Rather than reading all of the events and folding them into the current state of an item every time we want to make a reservation, we can periodically snapshot the events. In the diagram above, you can see that this is done by another consumer listening to change events emitted from our datastore. When a new event is emitted, the previous snapshot is retrieved, this event is folded on top, and the new snapshot is written back to the datastore. Doing this asynchronous to writing other events allows us to perform those operations more quickly. And having these snapshots allow us the make reservations more quickly since we need only find the last snapshot and apply any subsequent events on top of it rather than starting from the beginning of the event stream every time. Typically, when making reservations we’ll assume that the latest snapshot is, in fact, the current source of truth and let optimistic concurrency take care of the few cases where this isn’t so. Again, this is all in the interest of making the vast majority of our reservations as quickly as possible.

Cold Storage

Storing all of our events for all time in a highly performant datastore will get very expensive very quickly (and slow down our retrievals and consequently our all-important reservations). So the solution here is to TTL them in our primary datastore and write them to cheaper/slower cold storage for permanent storage. Again we consume event changes from the primary data store and write the data to our cold storage asynchronously.

High Inventory Items

This is a very obvious optimization that requires very little technical work. But it’s still worth mentioning here.
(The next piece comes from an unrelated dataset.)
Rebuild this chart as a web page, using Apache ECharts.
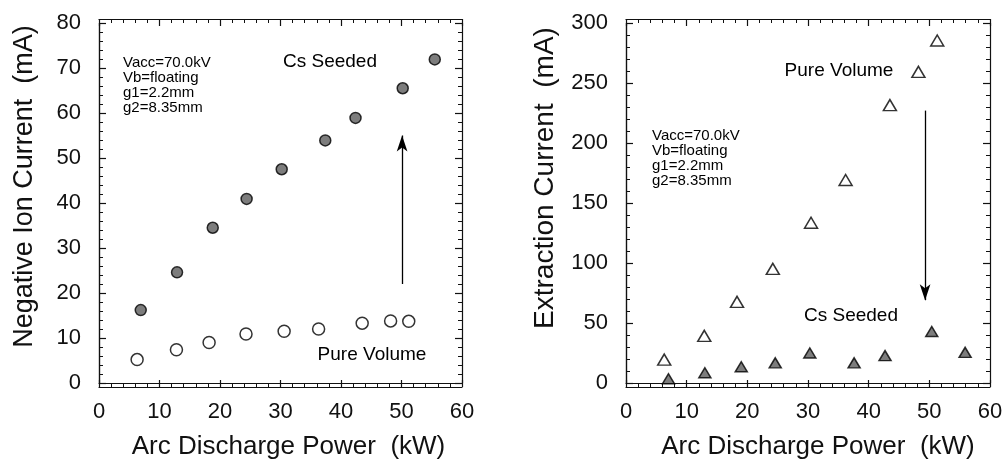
<!DOCTYPE html>
<html><head><meta charset="utf-8">
<script src="https://cdn.jsdelivr.net/npm/echarts@6/dist/echarts.min.js"></script>
<style>html,body{margin:0;padding:0;background:#fff}#c{width:1006px;height:465px}</style>
</head><body><div id="c"></div>
<script>
// Left panel: Negative Ion Current vs Arc Discharge Power
const leftCsPower = [6.9, 12.9, 18.8, 24.4, 30.2, 37.4, 42.4, 50.2, 55.5];
const leftCsCurrent = [16.2, 24.6, 34.5, 40.9, 47.5, 53.9, 58.9, 65.5, 71.9];
const leftPvPower = [6.3, 12.8, 18.2, 24.3, 30.6, 36.3, 43.5, 48.2, 51.2];
const leftPvCurrent = [5.2, 7.4, 9.0, 10.9, 11.5, 12.0, 13.3, 13.8, 13.7];
// Right panel: Extraction Current vs Arc Discharge Power
const rightPvPower = [6.3, 12.9, 18.3, 24.2, 30.5, 36.2, 43.5, 48.2, 51.3];
const rightPvCurrent = [19.5, 39.3, 67.6, 95.1, 133.5, 169.2, 231.6, 259.3, 285.4];
const rightCsPower = [7.0, 13.0, 19.0, 24.6, 30.3, 37.6, 42.7, 50.4, 55.9];
const rightCsCurrent = [3.5, 8.5, 13.5, 16.8, 25.0, 16.8, 22.8, 42.9, 25.5];
// Arrows (data coordinates)
const leftArrow = [[50.1, 22], [50.1, 55]];
const rightArrow = [[49.3, 227], [49.3, 69]];
const infoLines = ['Vacc=70.0kV', 'Vb=floating', 'g1=2.2mm', 'g2=8.35mm'];

const zip = (a, b) => a.map((v, i) => [v, b[i]]);
const FONT = '"Liberation Sans", Arial, Helvetica, sans-serif';
const black = '#111';
const GW = [363, 364], GH = 364;

const lineSt = { color: black, width: 1.2 };
// labelled axis (no ticks)
function xLab(grid, shift) {
  return {
    gridIndex: grid, type: 'value', min: 0, max: 60, interval: 10, position: 'bottom',
    axisLine: { show: true, onZero: false, lineStyle: lineSt },
    axisTick: { show: false }, minorTick: { show: false }, splitLine: { show: false },
    axisLabel: { show: true, margin: 18, fontSize: 22, color: black, fontFamily: FONT },
    name: 'Arc Discharge Power  (kW)', nameLocation: 'middle', nameGap: 51,
    nameTextStyle: { fontSize: 26, color: black, fontFamily: FONT, padding: [0, 0, 0, shift] }
  };
}
// tick-only axis placed on the opposite side via negative offset so outward ticks point inside
function xTick(grid, pos) {
  return {
    gridIndex: grid, type: 'value', min: 0, max: 60, interval: 10, position: pos, offset: -GH,
    axisLine: { show: true, onZero: false, lineStyle: lineSt },
    axisTick: { show: true, inside: false, length: 7, lineStyle: lineSt },
    minorTick: { show: true, splitNumber: 5, length: 4, lineStyle: { color: black, width: 1 } },
    splitLine: { show: false }, axisLabel: { show: false }
  };
}
function yLab(grid, max, interval, name, size, gap, shift) {
  return {
    gridIndex: grid, type: 'value', min: 0, max: max, interval: interval, position: 'left',
    axisLine: { show: true, onZero: false, lineStyle: lineSt },
    axisTick: { show: false }, minorTick: { show: false }, splitLine: { show: false },
    axisLabel: { show: true, margin: 18, fontSize: 22, color: black, fontFamily: FONT },
    name: name, nameLocation: 'middle', nameGap: gap, nameRotate: 90,
    nameTextStyle: { fontSize: size, color: black, fontFamily: FONT, padding: [0, 0, 0, shift] }
  };
}
function yTick(grid, pos, max, interval) {
  return {
    gridIndex: grid, type: 'value', min: 0, max: max, interval: interval, position: pos, offset: -GW[grid],
    axisLine: { show: true, onZero: false, lineStyle: lineSt },
    axisTick: { show: true, inside: false, length: 7, lineStyle: lineSt },
    minorTick: { show: true, splitNumber: 5, length: 4, lineStyle: { color: black, width: 1 } },
    splitLine: { show: false }, axisLabel: { show: false }
  };
}

const filled = { color: '#5c5c5c', borderColor: '#000', borderWidth: 1.5 };
const hollow = { color: '#fff', borderColor: '#000', borderWidth: 1.5 };

function arrowLine(xi, yi, pts) {
  return {
    type: 'scatter', xAxisIndex: xi, yAxisIndex: yi, data: [], silent: true,
    markLine: {
      silent: true, symbol: ['none', 'arrow'], symbolSize: [8, 16],
      label: { show: false },
      lineStyle: { color: '#000', width: 1.3, type: 'solid' },
      data: [[{ coord: pts[0] }, { coord: pts[1] }]]
    }
  };
}

const option = {
  animation: false,
  backgroundColor: '#fff',
  grid: [
    { left: 99, top: 23, width: GW[0], height: GH },
    { left: 626, top: 23, width: GW[1], height: GH }
  ],
  xAxis: [xLab(0, 16), xTick(0, 'top'), xTick(0, 'bottom'), xLab(1, 20), xTick(1, 'top'), xTick(1, 'bottom')],
  yAxis: [
    yLab(0, 80, 10, 'Negative Ion Current  (mA)', 27, 61, 33),
    yTick(0, 'right', 80, 10), yTick(0, 'left', 80, 10),
    yLab(1, 300, 50, 'Extraction Current  (mA)', 28, 67, 50),
    yTick(1, 'right', 300, 50), yTick(1, 'left', 300, 50)
  ],
  series: [
    { type: 'scatter', xAxisIndex: 0, yAxisIndex: 0, symbol: 'circle', symbolSize: 11, itemStyle: filled, data: zip(leftCsPower, leftCsCurrent) },
    { type: 'scatter', xAxisIndex: 0, yAxisIndex: 0, symbol: 'circle', symbolSize: 12, itemStyle: hollow, data: zip(leftPvPower, leftPvCurrent) },
    { type: 'scatter', xAxisIndex: 3, yAxisIndex: 3, symbol: 'triangle', symbolSize: [13, 11], itemStyle: hollow, data: zip(rightPvPower, rightPvCurrent) },
    { type: 'scatter', xAxisIndex: 3, yAxisIndex: 3, symbol: 'triangle', symbolSize: [12, 10], itemStyle: filled, data: zip(rightCsPower, rightCsCurrent) },
    arrowLine(0, 0, leftArrow),
    arrowLine(3, 3, rightArrow)
  ],
  graphic: [
    { type: 'text', left: 123, top: 55, style: { text: infoLines.join('\n'), font: '15px ' + FONT, lineHeight: 15, fill: '#000' } },
    { type: 'text', left: 652, top: 128, style: { text: infoLines.join('\n'), font: '15px ' + FONT, lineHeight: 15, fill: '#000' } },
    { type: 'text', x: 330, y: 62, style: { text: 'Cs Seeded', font: '19px ' + FONT, fill: '#000', align: 'center', verticalAlign: 'middle' } },
    { type: 'text', x: 372, y: 355, style: { text: 'Pure Volume', font: '19px ' + FONT, fill: '#000', align: 'center', verticalAlign: 'middle' } },
    { type: 'text', x: 839, y: 71, style: { text: 'Pure Volume', font: '19px ' + FONT, fill: '#000', align: 'center', verticalAlign: 'middle' } },
    { type: 'text', x: 851, y: 316, style: { text: 'Cs Seeded', font: '19px ' + FONT, fill: '#000', align: 'center', verticalAlign: 'middle' } }
  ]
};
const chart = echarts.init(document.getElementById('c'), null, { renderer: 'canvas' });
chart.setOption(option);
</script>
</body></html>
The idea is that if we have some large number (like 100) of an item in inventory then we don’t need to bother checking if any have been reserved in the last few seconds. That’s because it’s highly unlikely that they’ve all been reserved. There are more sophisticated, probabilistic algorithms we could use here taking into account previous purchasing history, etc. But you get the basic idea.

Technologies

Here’s where we finally mention our current favorite serverless technologies in AWS. These technologies dovetail very nicely with the components in our system and greatly reduce the development time and infrastructure requirements of our system. They include:

  • AppSync- An incredibly simple to set up PaaS API that will handle our reservation requests and read access to our inventory.
  • DynamoDB- A fully hosted, dynamically scalable, replicated, and partitioned data store.
  • Bonus- here’s an easy way to do optimistic concurrency.
  • DynamoDB Streams- How we’ll publish our change events when persisting to DynamoDB.
  • Kinesis- Our partitionable, fully hosted messaging solution.
  • Lambda- Our FaaS message consumer solution. We just write the consumption code. AWS gives us hosting, connectivity to Kinesis, dynamic scaling, logging, alerting, etc.
  • Glacier- Our cold storage.

Security, Monitoring/Visualization, and Toolkits- Third-Party Solutions to fill in the gaps

AWS continues to increase their offerings in the serverless space but there are still gaps we prefer to fill with third-party solutions. A few of the best at the moment:

  • Serverless Framework- Open-source CLI for building and deploying serverless applications.
  • Epsagon- Distributed tracing that helps you monitor and troubleshoot your serverless application.
  • Stackery- Drag and drop serverless toolkit.
  • Puresec- End-to-end security for serverless applications.

Ta Daaaa!

And there you have it. Inventory as a service that’s dynamic, reactive, scalable, and hosted. What’s not to love!?